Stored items
________________________
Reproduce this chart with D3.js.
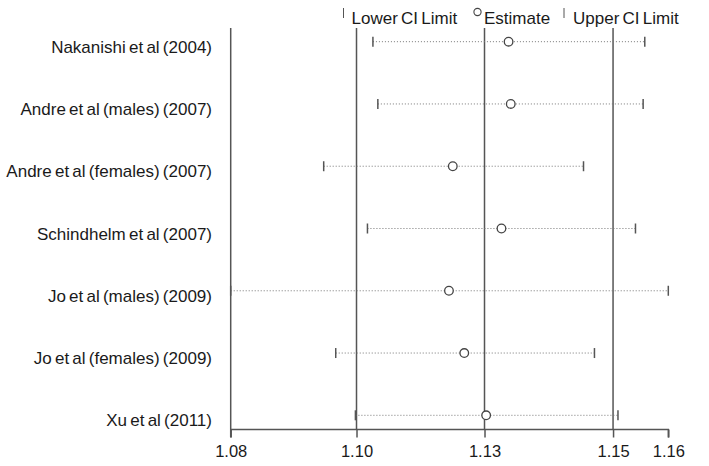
<!DOCTYPE html>
<html><head><meta charset="utf-8">
<script src="https://cdn.jsdelivr.net/npm/d3@7"></script>
<style>
html,body{margin:0;padding:0;background:#fff;}
svg{display:block;font-family:"Liberation Sans",Arial,sans-serif;}
</style></head>
<body><svg id="c" width="709" height="466"></svg>
<script>
const studies = ["Nakanishi et al (2004)","Andre et al (males) (2007)","Andre et al (females) (2007)","Schindhelm et al (2007)","Jo et al (males) (2009)","Jo et al (females) (2009)","Xu et al (2011)"];
const estimate = [1.1308,1.1312,1.1206,1.1295,1.1199,1.1227,1.1267];
const lowerCI  = [1.1060,1.1069,1.0970,1.1050,1.0800,1.0992,1.1028];
const upperCI  = [1.1557,1.1554,1.1445,1.1540,1.1600,1.1465,1.1508];
const tickValues = [1.08,1.1030,1.1264,1.1499,1.16];
const tickLabels = ["1.08","1.10","1.13","1.15","1.16"];
const refLines = [1.1030,1.1264,1.1499];

const svg = d3.select("#c");
const x = d3.scaleLinear().domain([1.08,1.16]).range([230.7,668.3]);
const y = d3.scalePoint().domain(studies).range([41.7,415.3]);
const axisY = 429.5, topY = 28;
const lineCol = "#555", textCol = "#1a1a1a";

svg.append("line").attr("x1",x(1.08)).attr("x2",x(1.08)).attr("y1",topY).attr("y2",axisY)
  .attr("stroke",lineCol).attr("stroke-width",1.5);
svg.selectAll("line.ref").data(refLines).join("line").attr("class","ref")
  .attr("x1",d=>x(d)).attr("x2",d=>x(d)).attr("y1",topY).attr("y2",axisY)
  .attr("stroke",lineCol).attr("stroke-width",1.5);

const ax = svg.append("g").attr("transform",`translate(0,${axisY})`)
  .call(d3.axisBottom(x).tickValues(tickValues).tickFormat((d,i)=>tickLabels[i]).tickSize(8).tickPadding(8));
ax.select(".domain").attr("stroke",lineCol).attr("stroke-width",1.5).attr("d",`M${x(1.08)},8V0H${x(1.16)}V8`);
ax.selectAll(".tick line").attr("stroke",lineCol).attr("stroke-width",1.5);
ax.selectAll(".tick text").attr("fill",textCol).attr("font-size",16.5).attr("font-family","Liberation Sans, Arial, sans-serif");

svg.selectAll("text.lab").data(studies).join("text").attr("class","lab")
  .attr("x",212).attr("y",d=>y(d)+11).attr("text-anchor","end")
  .attr("font-size",17).attr("fill",textCol).attr("word-spacing",-1.5).text(d=>d);

const rows = studies.map((s,i)=>({s,e:estimate[i],lo:lowerCI[i],hi:upperCI[i]}));
const g = svg.append("g");
g.selectAll("line.ci").data(rows).join("line").attr("class","ci")
  .attr("x1",d=>x(d.lo)).attr("x2",d=>x(d.hi)).attr("y1",d=>y(d.s)).attr("y2",d=>y(d.s))
  .attr("stroke","#777").attr("stroke-width",1).attr("stroke-dasharray","1,2");
g.selectAll("line.lo").data(rows).join("line").attr("class","lo")
  .attr("x1",d=>x(d.lo)).attr("x2",d=>x(d.lo)).attr("y1",d=>y(d.s)-5).attr("y2",d=>y(d.s)+5)
  .attr("stroke",lineCol).attr("stroke-width",1.5);
g.selectAll("line.hi").data(rows).join("line").attr("class","hi")
  .attr("x1",d=>x(d.hi)).attr("x2",d=>x(d.hi)).attr("y1",d=>y(d.s)-5).attr("y2",d=>y(d.s)+5)
  .attr("stroke",lineCol).attr("stroke-width",1.5);
g.selectAll("circle").data(rows).join("circle")
  .attr("cx",d=>x(d.e)).attr("cy",d=>y(d.s)).attr("r",4.3)
  .attr("fill","#fff").attr("stroke","#444").attr("stroke-width",1.3);

const leg = svg.append("g");
leg.append("line").attr("x1",343.5).attr("x2",343.5).attr("y1",8).attr("y2",18).attr("stroke",lineCol).attr("stroke-width",1);
leg.append("text").attr("x",351.5).attr("y",24).attr("font-size",17).attr("fill",textCol).attr("word-spacing",-1.5).text("Lower CI Limit");
leg.append("circle").attr("cx",477.5).attr("cy",12).attr("r",3.6).attr("fill","#fff").attr("stroke","#444").attr("stroke-width",1.1);
leg.append("text").attr("x",484).attr("y",24).attr("font-size",17).attr("fill",textCol).text("Estimate");
leg.append("line").attr("x1",564).attr("x2",564).attr("y1",8).attr("y2",18).attr("stroke",lineCol).attr("stroke-width",1);
leg.append("text").attr("x",573).attr("y",24).attr("font-size",17).attr("fill",textCol).attr("word-spacing",-1.5).text("Upper CI Limit");
</script></body></html>
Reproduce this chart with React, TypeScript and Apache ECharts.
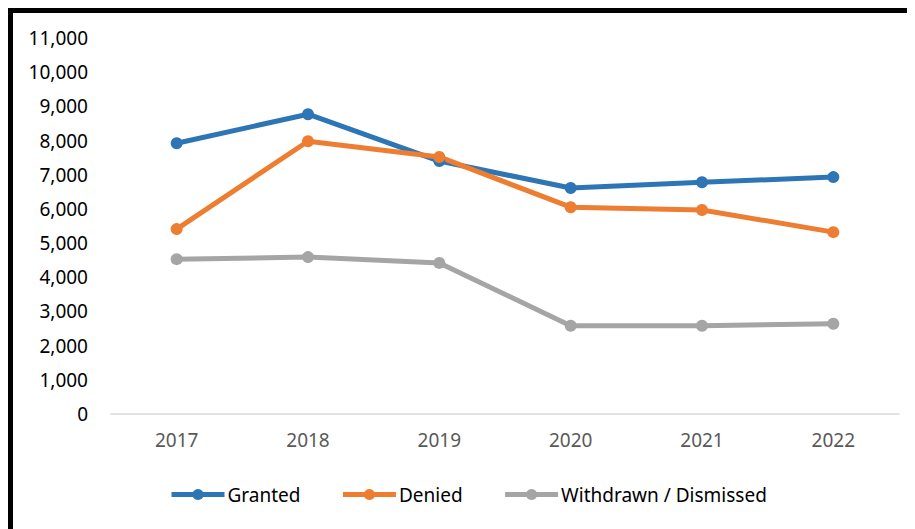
import React, { useEffect, useRef } from "react";
import * as echarts from "echarts";

const years = ["2017", "2018", "2019", "2020", "2021", "2022"];
const granted = [7920, 8770, 7400, 6610, 6780, 6930];
const denied = [5410, 7980, 7520, 6050, 5970, 5320];
const withdrawn = [4530, 4590, 4420, 2580, 2580, 2640];
const seriesNames = ["Granted", "Denied", "Withdrawn / Dismissed"];
const colors = ["#2E75B6", "#ED7D31", "#A5A5A5"];

export default function App() {
  const ref = useRef<HTMLDivElement>(null);
  useEffect(() => {
    if (!ref.current) return;
    const chart = echarts.init(ref.current, undefined, { renderer: "svg" });
    const font = "Noto Sans";
    const mk = (name: string, data: number[], color: string) => ({
      name,
      type: "line",
      data,
      color,
      symbol: "circle",
      symbolSize: 12,
      lineStyle: { width: 5, color },
      itemStyle: { color },
    });
    chart.setOption({
      animation: false,
      backgroundColor: "#fff",
      textStyle: { fontFamily: font },
      grid: { left: 98, right: 16, top: 25, bottom: 115, containLabel: false },
      xAxis: {
        type: "category",
        data: years,
        boundaryGap: true,
        axisLine: { lineStyle: { color: "#D9D9D9", width: 1.5 } },
        axisTick: { show: false },
        axisLabel: { color: "#595959", fontSize: 19, margin: 16, fontFamily: font },
      },
      yAxis: {
        type: "value",
        min: 0,
        max: 11000,
        interval: 1000,
        splitLine: { show: false },
        axisLine: { show: false },
        axisTick: { show: false },
        axisLabel: {
          color: "#000",
          fontSize: 19,
          margin: 23,
          fontFamily: font,
          formatter: (v: number) => v.toLocaleString("en-US"),
        },
      },
      legend: {
        data: seriesNames,
        top: 467,
        left: 151,
        itemWidth: 53,
        itemHeight: 14,
        itemGap: 40,
        lineStyle: { width: 5 },
        textStyle: { color: "#000", fontSize: 19, fontFamily: font, padding: [0, 0, 0, -2] },
      },
      series: [
        mk(seriesNames[0], granted, colors[0]),
        mk(seriesNames[1], denied, colors[1]),
        mk(seriesNames[2], withdrawn, colors[2]),
      ],
    });
    return () => chart.dispose();
  }, []);
  return (
    <div
      style={{
        width: 902,
        height: 516,
        borderTop: "5px solid #000",
        borderLeft: "5px solid #000",
        background: "#fff",
      }}
    >
      <div ref={ref} style={{ width: 902, height: 516 }} />
    </div>
  );
}
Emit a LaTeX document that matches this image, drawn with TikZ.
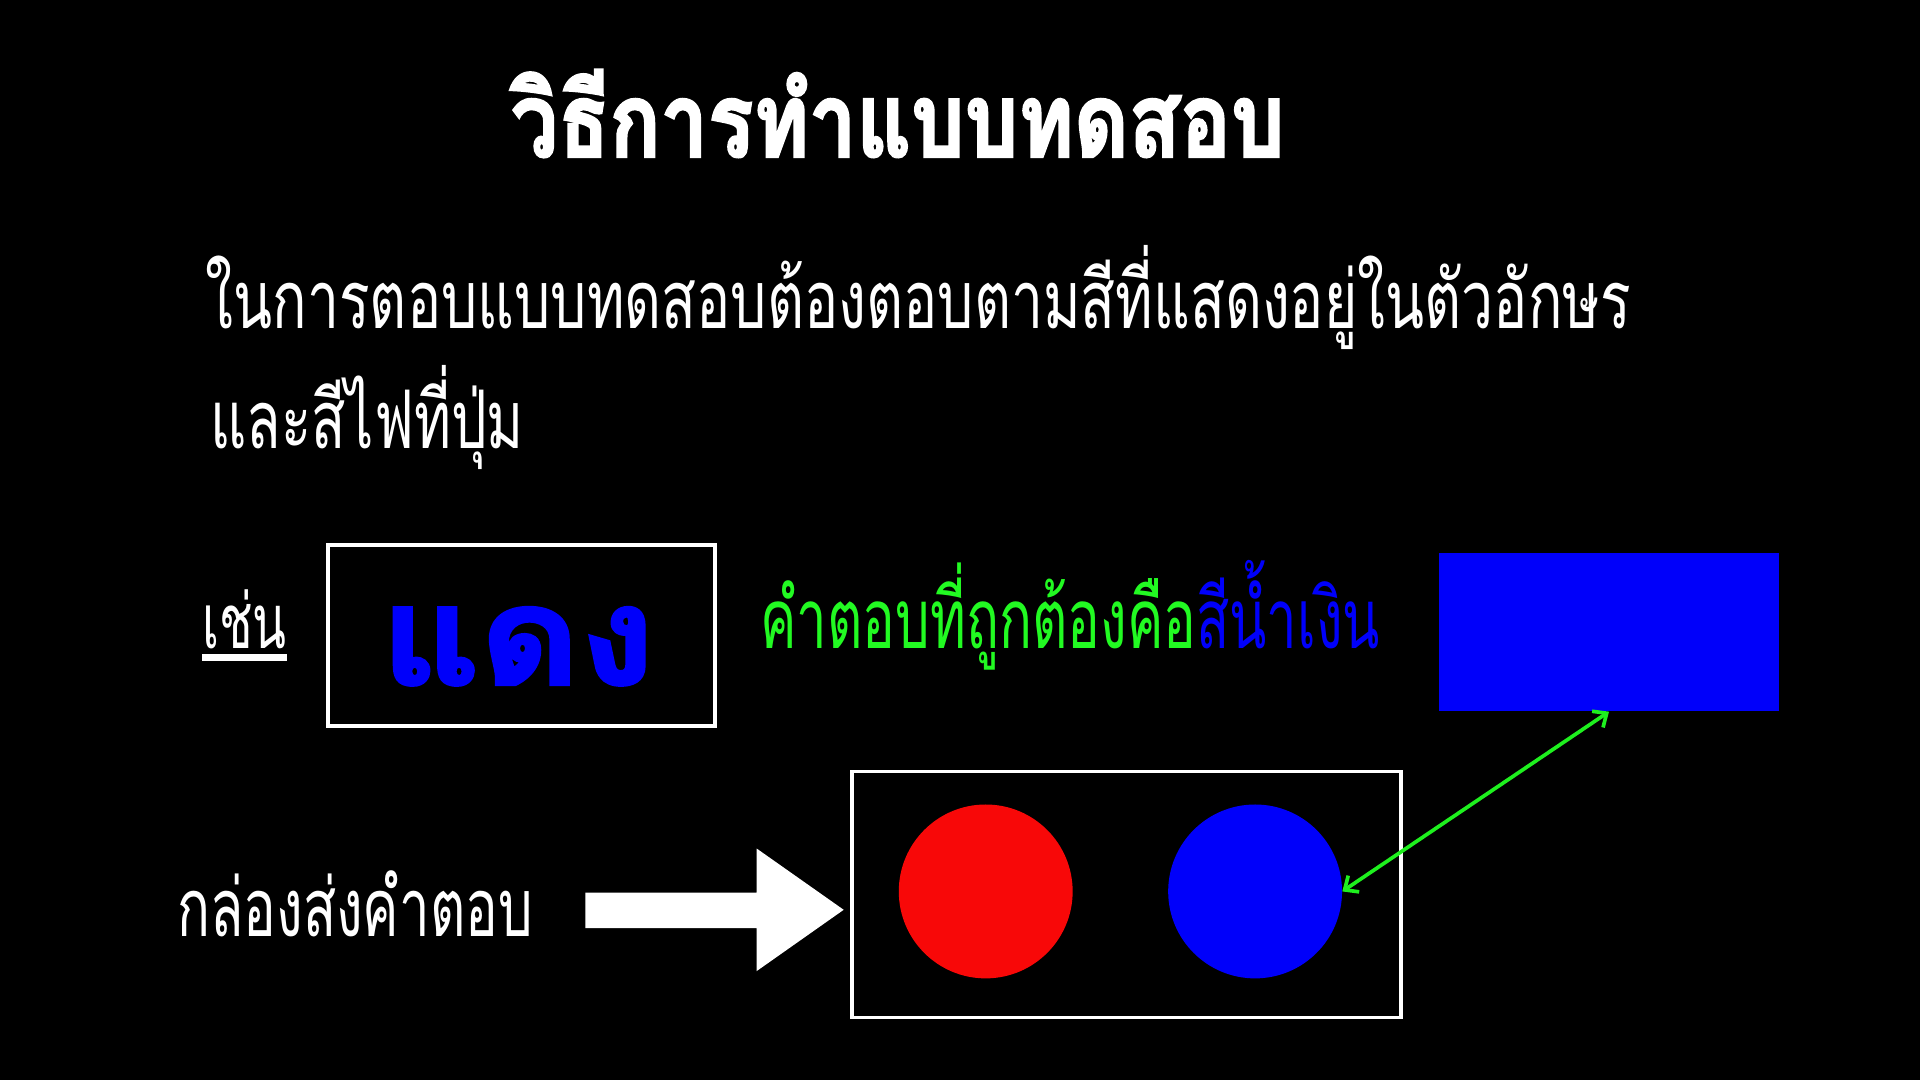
\documentclass[tikz,border=0pt]{standalone}
\usepackage{fontspec}
\usepackage{graphicx}
\usetikzlibrary{arrows.meta,calc}
\newfontfamily\thai[Script=Thai]{Loma}
\newfontfamily\thaiheavy[Script=Thai,BoldFeatures={FakeBold=2.5}]{Loma}
\definecolor{txtgreen}{RGB}{34,250,34}
\definecolor{arrgreen}{RGB}{30,240,30}
\definecolor{pureblue}{RGB}{0,0,250}
\definecolor{circred}{RGB}{248,8,8}
\begin{document}
\begin{tikzpicture}[x=1pt,y=-1pt,
  txt/.style={inner sep=0pt,outer sep=0pt,anchor=base west,text=white},
  frame/.style={draw=white,line width=3pt},
  dot/.style={circle,minimum size=142pt,inner sep=0pt},
  barb/.tip={Straight Barb[length=9pt,width=16pt,line width=3pt]}]
\fill[black] (0,0) rectangle (1568,882);
\useasboundingbox (0,0) rectangle (1568,882);

% title
\node[txt] (title) at (417,128) {\resizebox{632pt}{\height}{\thaiheavy\bfseries\fontsize{84}{90}\selectfont วิธีการทำแบบทดสอบ}};

% instructions
\node[txt] (line1) at (168,268) {\resizebox{1164pt}{\height}{\thai\fontsize{66}{70}\selectfont ในการตอบแบบทดสอบต้องตอบตามสีที่แสดงอยู่ในตัวอักษร}};
\node[txt] (line2) at (172,366) {\resizebox{256pt}{\height}{\thai\fontsize{66}{70}\selectfont และสีไฟที่ปุ่ม}};

% example
\node[txt] (sample) at (165,530) {\resizebox{69pt}{\height}{\thai\fontsize{62}{70}\selectfont เช่น}};
\fill[white] ($(sample.base west)+(0,4)$) rectangle ($(sample.base east)+(0,10)$);

\node[frame,minimum width=316pt,minimum height=148pt,inner sep=0pt] (wordbox) at (426,519) {};
\node[inner sep=0pt,anchor=base] (word) at (423,559) {\resizebox{223pt}{\height}{\thaiheavy\bfseries\fontsize{112}{120}\selectfont\color{pureblue}แดง}};

\node[txt] (answer) at (621,530) {\resizebox{506pt}{\height}{\thai\fontsize{68}{70}\selectfont\color{txtgreen}คำตอบที่ถูกต้องคือ\color{pureblue}สีน้ำเงิน}};

\node[fill=pureblue,minimum width=278pt,minimum height=129pt,inner sep=0pt] (swatch) at (1314,516.5) {};

% answer box
\node[frame,minimum width=448pt,minimum height=201pt,inner sep=0pt] (btnbox) at (920,730.5) {};
\node[dot,fill=circred] (redbtn) at (805,728) {};
\node[dot,fill=pureblue] (bluebtn) at (1025,728) {};

\draw[arrgreen,line width=3pt,barb-barb] (bluebtn.east) -- (swatch.south);

% label and block arrow
\node[txt] (sendlabel) at (145,765) {\resizebox{290pt}{\height}{\thai\fontsize{66}{70}\selectfont กล่องส่งคำตอบ}};
\coordinate (tip) at (689,743);
\fill[white] (478,729) -- (618,729) -- (618,693) -- (tip) -- (618,793) -- (618,758) -- (478,758) -- cycle;
\end{tikzpicture}
\end{document}
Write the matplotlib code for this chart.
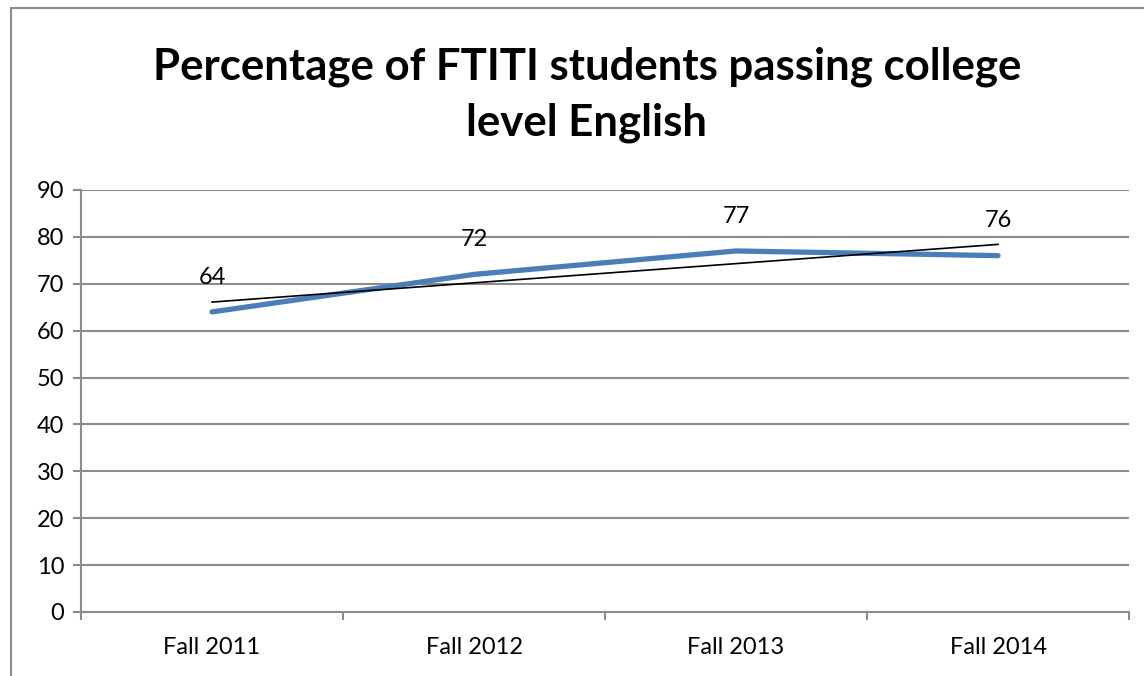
import matplotlib
matplotlib.use("Agg")
import matplotlib.pyplot as plt
import numpy as np
from matplotlib.lines import Line2D


terms = ["Fall 2011", "Fall 2012", "Fall 2013", "Fall 2014"]
pass_rate = [64, 72, 77, 76]
y_ticks = [0, 10, 20, 30, 40, 50, 60, 70, 80, 90]

plt.rcParams["font.family"] = ["Lato", "DejaVu Sans"]

fig = plt.figure(figsize=(11.44, 6.76), dpi=100)
ax = fig.add_axes([81 / 1144, 1 - 612 / 676, (1129 - 81) / 1144, (612 - 190) / 676])

x = np.arange(len(terms))

# grid lines
for v in y_ticks:
    ax.axhline(v, color="#8c8c8c", lw=1.5, zorder=1)

ax.plot(x, pass_rate, color="#4a7ebb", lw=3.8, solid_capstyle="round", zorder=3)

# linear trend line
slope, intercept = np.polyfit(x, pass_rate, 1)
ax.plot(x, slope * x + intercept, color="black", lw=1.2, zorder=4)

for xi, yi in zip(x, pass_rate):
    ax.annotate(str(yi), (xi, yi), xytext=(0, 25), textcoords="offset points",
                ha="center", va="center", fontsize=17)

ax.set_xlim(-0.5, len(terms) - 0.5)
ax.set_ylim(0, 90)
ax.set_yticks(y_ticks)
ax.set_xticks(x)
ax.set_xticklabels(terms)
ax.set_xticks(np.arange(len(terms) + 1) - 0.5, minor=True)
ax.tick_params(axis="x", which="major", length=0, pad=18, labelsize=17)
ax.tick_params(axis="x", which="minor", length=6, width=1.5, color="#8c8c8c")
ax.tick_params(axis="y", length=6, width=1.5, color="#8c8c8c", labelsize=17, pad=6)

for s in ["top", "right"]:
    ax.spines[s].set_visible(False)
for s in ["left", "bottom"]:
    ax.spines[s].set_color("#8c8c8c")
    ax.spines[s].set_linewidth(1.5)

fig.text(587 / 1144, 1 - 67 / 676, "Percentage of FTITI students passing college",
         ha="center", va="center", fontsize=31.5, fontweight="bold")
fig.text(587 / 1144, 1 - 123 / 676, "level English",
         ha="center", va="center", fontsize=31.5, fontweight="bold")

# chart frame (left and top edges visible)
fig.add_artist(Line2D([11 / 1144, 11 / 1144], [0, 1 - 8 / 676], transform=fig.transFigure,
                      color="#8c8c8c", lw=1.5))
fig.add_artist(Line2D([11 / 1144, 1], [1 - 8 / 676, 1 - 8 / 676], transform=fig.transFigure,
                      color="#8c8c8c", lw=1.5))

fig.savefig("out.png", dpi=100)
________________________
Job - Scan the material and collect every line that contains "React".

Solution to this exercise -
Reproduce this chart with React, TypeScript and Apache ECharts.
import React, { useEffect, useRef } from "react";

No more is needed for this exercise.